Motorhome specifications are easy to read like a comfort catalogue: length, width, beds, fridge, shower and seats. On the road, other numbers often matter more. Weight, payload, wheelbase, water capacity, batteries and heating determine how calmly the vehicle drives, where it can park and how long it can stay away from campsites.
The most important line is maximum authorized mass. In Europe, many motorhomes are designed around 3.5 tonnes because that weight often remains within a familiar driving licence category.
The problem is that attractive equipment quickly uses the margin: awning, bike rack, solar panels, second battery, water, gas, passengers and luggage. If payload is low, the motorhome can look practical on paper and become stressful in use.
Payload is not a small brochure detail; it is the space left for real life. It should be calculated from the actual running weight of the specific vehicle, not only from an ideal catalogue figure. Ask for weighing data if available, or at least check the installed equipment carefully. A full water tank, two bikes and family luggage can unexpectedly remove the remaining margin.
Length and wheelbase affect more than parking. A long wheelbase can make motorway driving calmer and usually creates more interior space, but it is less relaxed on narrow streets, ferries, mountain roads and uneven campsite entrances. Rear overhang matters too: the longer it is, the more carefully you need to approach ramps, tracks and steep exits.

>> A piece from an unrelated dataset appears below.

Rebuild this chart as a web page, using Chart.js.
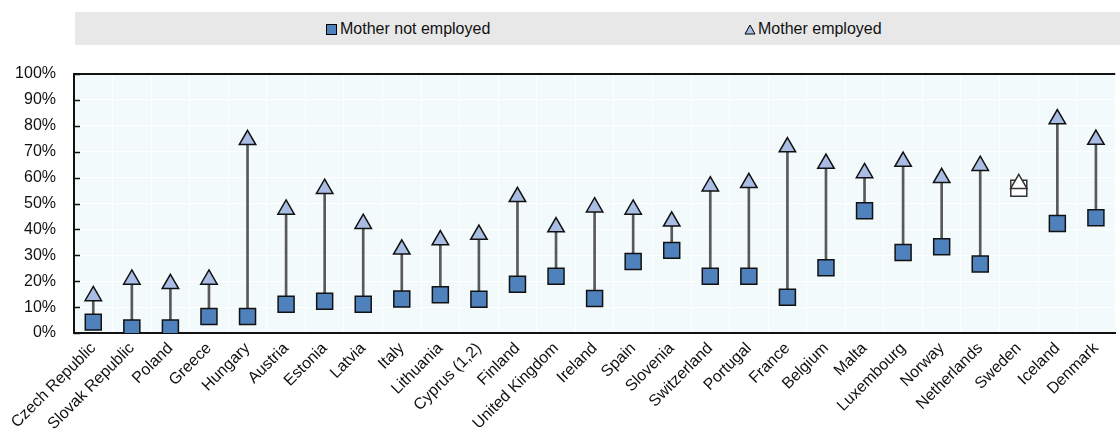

Fresh and grey water tanks reveal real autonomy better than the word 'off-grid' in a description. A 100-litre fresh tank may disappear quickly with a family of four, especially if showers are used. Check how easy it is to refill water, where the drain is located, whether the tanks are protected for winter and how accessible pumps and filters are for service.
Electrical specs are another layer. Battery capacity, battery type, solar power, inverter size and alternator charging determine how long you can use lights, fridge, laptop, heater and water pump without shore power. Do not compare only amp-hours. Real appliance consumption and charging speed are just as important.
A useful way to read specs is to translate every number into a travel scenario. How many people are coming? How much water will you use per day? Where will bikes go? Do you need winter capability? Can the vehicle stay within legal weight after loading? If a number does not answer a practical question, it may be only catalogue decoration. If it does, it helps you choose a motorhome that works beyond the showroom.